Because of the highly restricted Persian society of the 19th century, Mulla Husayn is historically recognized as the Báb-ul-Báb (the Gate of the Gate) because he was the first public disciple charged with going out to proclaim the faith.

Khadíjih Bagum held a strictly private yet chronologically prior conviction. Her role was focused entirely on supporting the Báb domestically and enduring the intense sacrifices that followed his declaration.

==Her life after the execution of the Báb==

At the age of 30, after the Báb was martyred by a firing squad during the Qajars, she went to live with her sister's family.
Before His execution, the Báb revealed a special prayer for Khadijih Bagum, knowing the trials and tribulations that awaited her, and this prayer has become one of the most memorized and beloved of all prayers in the Baha'i Faith: the Remover of Difficulties.
She left behind detailed, firsthand oral and written recollections of her life with the Báb, Because she was a woman living in a highly restricted 19th-century Persian society, she did not write a formal published book herself. Instead, she shared her detailed, intimate memories with close family members who wrote them down word-for-word, these recollections were carefully recorded by her family members and form a core part of early Bahá'í historical literature.
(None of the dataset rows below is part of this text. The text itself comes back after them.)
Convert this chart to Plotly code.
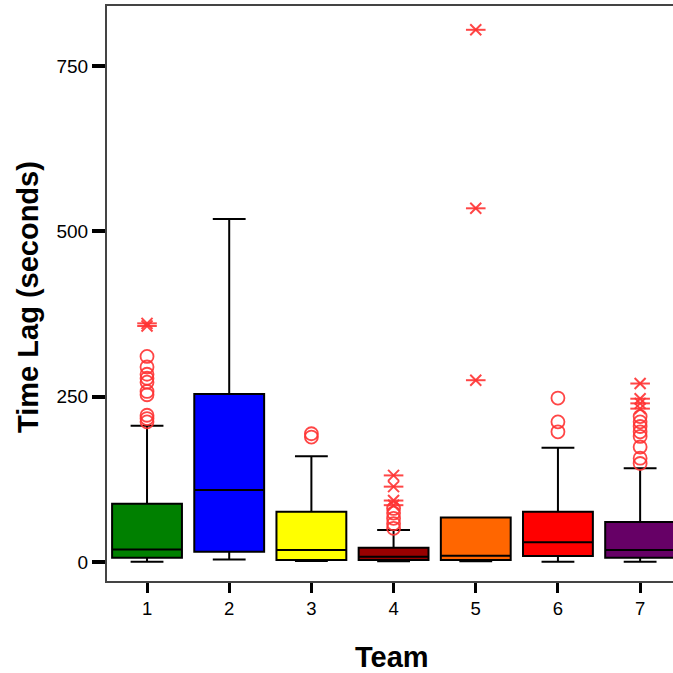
import plotly.graph_objects as go

teams = [1, 2, 3, 4, 5, 6, 7]
colors = ["#008000", "#0000FF", "#FFFF00", "#990000", "#FF6600", "#FF0000", "#660066"]
q1 = [6.5, 15.6, 3, 3, 3, 9, 6.5]
median = [19, 109, 18, 8, 9.5, 30, 18]
q3 = [88, 254, 76, 21.5, 67.5, 76, 60.5]
lowerfence = [0.5, 4, 1.5, 1, 1, 0.5, 0.5]
upperfence = [206, 519, 160, 48.5, 67.5, 173, 142]

# outliers (circles) and extremes (asterisks)
out_team = [1]*10 + [3]*2 + [4]*5 + [6]*3 + [7]*8
out_val = [311, 295, 284, 278, 272, 258, 253, 222, 217, 212,
           194, 189,
           81, 74, 66, 58, 51,
           248, 212, 197,
           220, 212, 205, 197, 190, 174, 157, 149]
ext_team = [1, 1, 4, 4, 4, 4, 5, 5, 5, 7, 7, 7, 7]
ext_val = [357, 361, 131, 114, 93, 86, 805, 535, 275, 270, 247, 240, 232]

y_ticks = [0, 250, 500, 750]
x_title = "Team"
y_title = "Time Lag (seconds)"

mark_color = "rgba(255,50,50,0.9)"

fig = go.Figure()
for t, c, a, m, b, lo, hi in zip(teams, colors, q1, median, q3, lowerfence, upperfence):
    fig.add_trace(go.Box(
        x=[t], q1=[a], median=[m], q3=[b], lowerfence=[lo], upperfence=[hi],
        width=0.85, whiskerwidth=0.47, fillcolor=c,
        line=dict(color="black", width=2), boxpoints=False, showlegend=False,
    ))

fig.add_trace(go.Scatter(
    x=out_team, y=out_val, mode="markers", showlegend=False,
    marker=dict(symbol="circle-open", size=13, color=mark_color, line=dict(width=1.8)),
))
# six-armed asterisk: an x plus a horizontal bar
fig.add_trace(go.Scatter(
    x=ext_team, y=ext_val, mode="markers", showlegend=False,
    marker=dict(symbol="x-thin-open", size=11, color=mark_color, line=dict(width=2)),
))
fig.add_trace(go.Scatter(
    x=ext_team, y=ext_val, mode="markers", showlegend=False,
    marker=dict(symbol="line-ew-open", size=14, color=mark_color, line=dict(width=2)),
))

fig.update_layout(
    width=673, height=673,
    margin=dict(l=107, r=0, t=6, b=92),
    plot_bgcolor="white", paper_bgcolor="white",
    font=dict(family="Liberation Sans, Arial", color="black"),
    xaxis=dict(
        range=[0.513, 7.40], tickmode="array", tickvals=teams, ticktext=[str(t) for t in teams],
        showgrid=False, zeroline=False, showline=True, linecolor="#444", linewidth=2, mirror=True,
        ticks="outside", ticklen=10, tickwidth=2.5, tickcolor="black",
        tickfont=dict(size=18.5),
    ),
    yaxis=dict(
        range=[-28.7, 841], tickmode="array", tickvals=y_ticks,
        showgrid=False, zeroline=False, showline=True, linecolor="#444", linewidth=2,
        ticks="outside", ticklen=13, tickwidth=3.5, tickcolor="black",
        tickfont=dict(size=19),
    ),
    annotations=[
        dict(text=x_title, xref="paper", yref="paper", x=0.5035, y=-0.132,
             xanchor="center", yanchor="middle", showarrow=False,
             font=dict(size=29, family="Liberation Sans, Arial", weight="bold")),
        dict(text=y_title, xref="paper", yref="paper", x=-0.1396, y=0.494,
             xanchor="center", yanchor="middle", showarrow=False, textangle=-90,
             font=dict(size=29, family="Liberation Sans, Arial", weight="bold")),
    ],
)

fig.write_html("out.html")
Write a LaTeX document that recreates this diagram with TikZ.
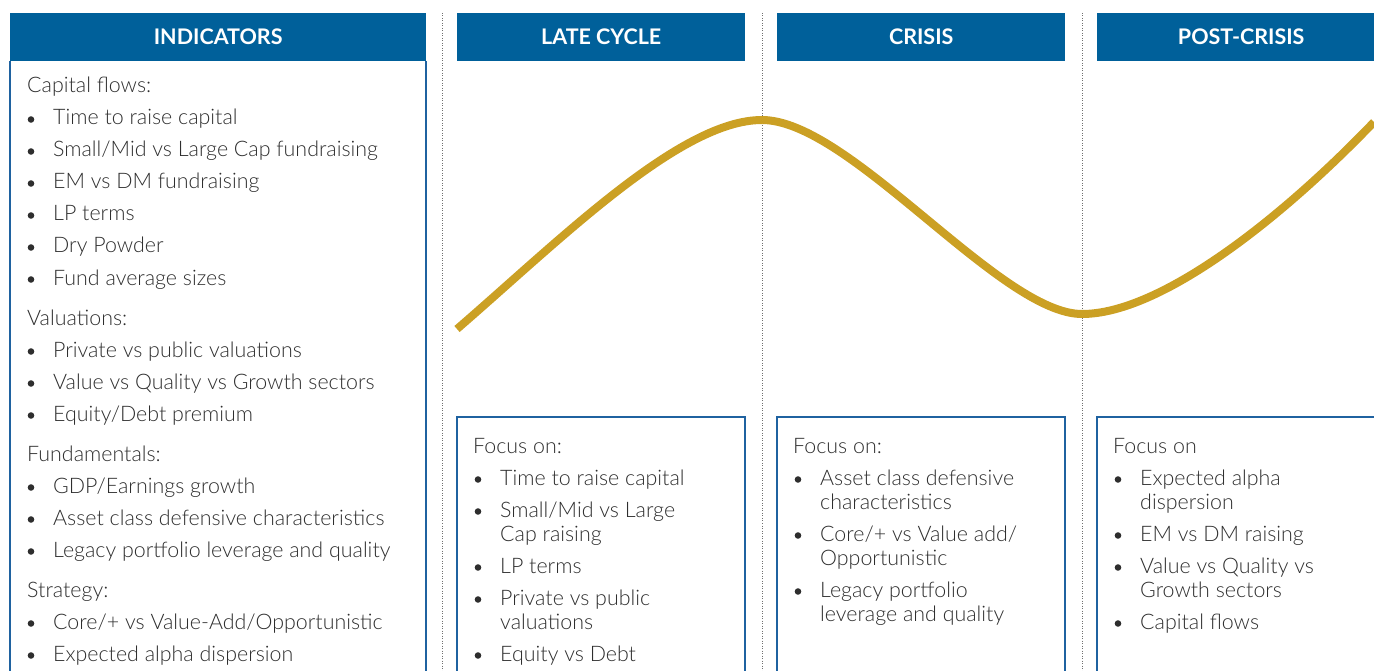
\documentclass[tikz,border=0pt]{standalone}
\usepackage{fontspec}
\setmainfont{Lato}[UprightFont=* Light, BoldFont=* Bold]
\definecolor{hblue}{HTML}{00609A}
\definecolor{bblue}{HTML}{1F62A0}
\definecolor{gold}{HTML}{CBA024}
\definecolor{tgray}{HTML}{2E2E2E}
\definecolor{dgray}{HTML}{707070}
\newcommand{\bodyfont}{\fontsize{21.4}{24}\selectfont}
\newcommand{\hdrfont}{\fontsize{21.5}{24}\selectfont\bfseries}
\newcommand{\hdrtext}[1]{\raisebox{-1.6pt}{#1}}
\tikzset{
  hdr/.style={fill=hblue, text=white, font=\hdrfont, minimum height=48pt, inner sep=0pt, anchor=north west},
  txt/.style={anchor=base west, inner sep=0pt, font=\bodyfont, text=tgray},
  boxline/.style={draw=bblue, line width=1.2pt},
  sep/.style={draw=dgray, line width=0.9pt, dash pattern=on 0.9pt off 1.6pt},
  wave/.style={draw=gold, line width=8pt}
}
\newcommand{\bitem}[4]{%
  \fill[tgray] ({#2-22},{#3-5.5}) circle (3.3pt);
  \node[txt] (#1) at (#2,#3) {#4};}
\newcommand{\plainline}[4]{\node[txt] (#1) at (#2,#3) {#4};}
\begin{document}
\begin{tikzpicture}[x=1pt,y=-1pt]
\useasboundingbox (0,0) rectangle (1374,671);
\clip (0,0) rectangle (1374,671);
% separators
\coordinate (s1t) at (442,13); \coordinate (s1b) at (442,671);
\coordinate (s2t) at (762,13); \coordinate (s2b) at (762,671);
\coordinate (s3t) at (1082,13); \coordinate (s3b) at (1082,671);
\draw[sep] (s1t) -- (s1b);
\draw[sep] (s2t) -- (s2b);
\draw[sep] (s3t) -- (s3b);
% headers
\node[hdr, minimum width=416pt] (hind) at (10,13) {\hdrtext{INDICATORS}};
\node[hdr, minimum width=288pt] (hlate) at (457,13) {\hdrtext{LATE CYCLE}};
\node[hdr, minimum width=288pt] (hcris) at (777,13) {\hdrtext{CRISIS}};
\node[hdr, minimum width=288pt] (hpost) at (1097,13) {\hdrtext{POST-CRISIS}};
% boxes
\draw[boxline] (10,61) -- (10,690) (426,61) -- (426,690);
\draw[boxline] (457,690) |- (745,417) -- (745,690);
\draw[boxline] (777,690) |- (1065,417) -- (1065,690);
\draw[boxline] (1097,690) |- (1385,417) -- (1385,690);
% wave
\draw[wave] (457,329) .. controls (560,240) and (680,120) .. (762,120)
  .. controls (850,120) and (1000,314) .. (1082,314)
  .. controls (1160,314) and (1280,220) .. (1374,122);
% indicators
\plainline{ic}{27}{93}{Capital flows:}
\bitem{i1}{53}{125}{Time to raise capital}
\bitem{i2}{53}{157}{Small/Mid vs Large Cap fundraising}
\bitem{i3}{53}{189}{EM vs DM fundraising}
\bitem{i4}{53}{221}{LP terms}
\bitem{i5}{53}{253}{Dry Powder}
\bitem{i6}{53}{285}{Fund average sizes}
\plainline{iv}{27}{325}{Valuations:}
\bitem{i7}{53}{357}{Private vs public valuations}
\bitem{i8}{53}{389}{Value vs Quality vs Growth sectors}
\bitem{i9}{53}{421}{Equity/Debt premium}
\plainline{if}{27}{461}{Fundamentals:}
\bitem{i10}{53}{493}{GDP/Earnings growth}
\bitem{i11}{53}{525}{Asset class defensive characteristics}
\bitem{i12}{53}{557}{Legacy portfolio leverage and quality}
\plainline{is}{27}{597}{Strategy:}
\bitem{i13}{53}{629}{Core/+ vs Value-Add/Opportunistic}
\bitem{i14}{53}{661}{Expected alpha dispersion}
% late cycle
\plainline{lf}{473}{453}{Focus on:}
\bitem{l1}{500}{485}{Time to raise capital}
\bitem{l2}{500}{517}{Small/Mid vs Large}
\plainline{l2b}{500}{541}{Cap raising}
\bitem{l3}{500}{573}{LP terms}
\bitem{l4}{500}{605}{Private vs public}
\plainline{l4b}{500}{629}{valuations}
\bitem{l5}{500}{661}{Equity vs Debt}
% crisis
\plainline{cf}{793}{453}{Focus on:}
\bitem{c1}{820}{485}{Asset class defensive}
\plainline{c1b}{820}{509}{characteristics}
\bitem{c2}{820}{541}{Core/+ vs Value add/}
\plainline{c2b}{820}{565}{Opportunistic}
\bitem{c3}{820}{597}{Legacy portfolio}
\plainline{c3b}{820}{621}{leverage and quality}
% post crisis
\plainline{pf}{1113}{453}{Focus on}
\bitem{p1}{1140}{485}{Expected alpha}
\plainline{p1b}{1140}{509}{dispersion}
\bitem{p2}{1140}{541}{EM vs DM raising}
\bitem{p3}{1140}{573}{Value vs Quality vs}
\plainline{p3b}{1140}{597}{Growth sectors}
\bitem{p4}{1140}{629}{Capital flows}
\end{tikzpicture}
\end{document}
When she received the message that Bahá'u'lláh was the one foretold by the Báb, "Him Whom God shall make manifest", she became a Bahá'í. "I did not hesitate for a moment and my submission for the religion was instantaneous and total."

She kept in correspondence with Bahá'u'lláh while she had returned to Shiraz and lived in the same home House of the Báb, during her marriage to the Báb. In 1882, Bahá'u'lláh invited her to come to the Holy Land and live with His family after He had accepted her request that her nephew marry one of Baha'u'llah's daughters. The nephew, however, made excuses that he could not travel to Shiraz from Yazd and went straight to Palestine himself; Khadijih Bagum was heartbroken, as women could not travel alone. She died only two months later, on 15 September 1882, and was buried in Shiraz in the Shah Chiragh. In the Kitáb-i-Badíʻ, Bahá'u'lláh gives her the title of Khayru'n Nisa (The Most Virtuous of Women).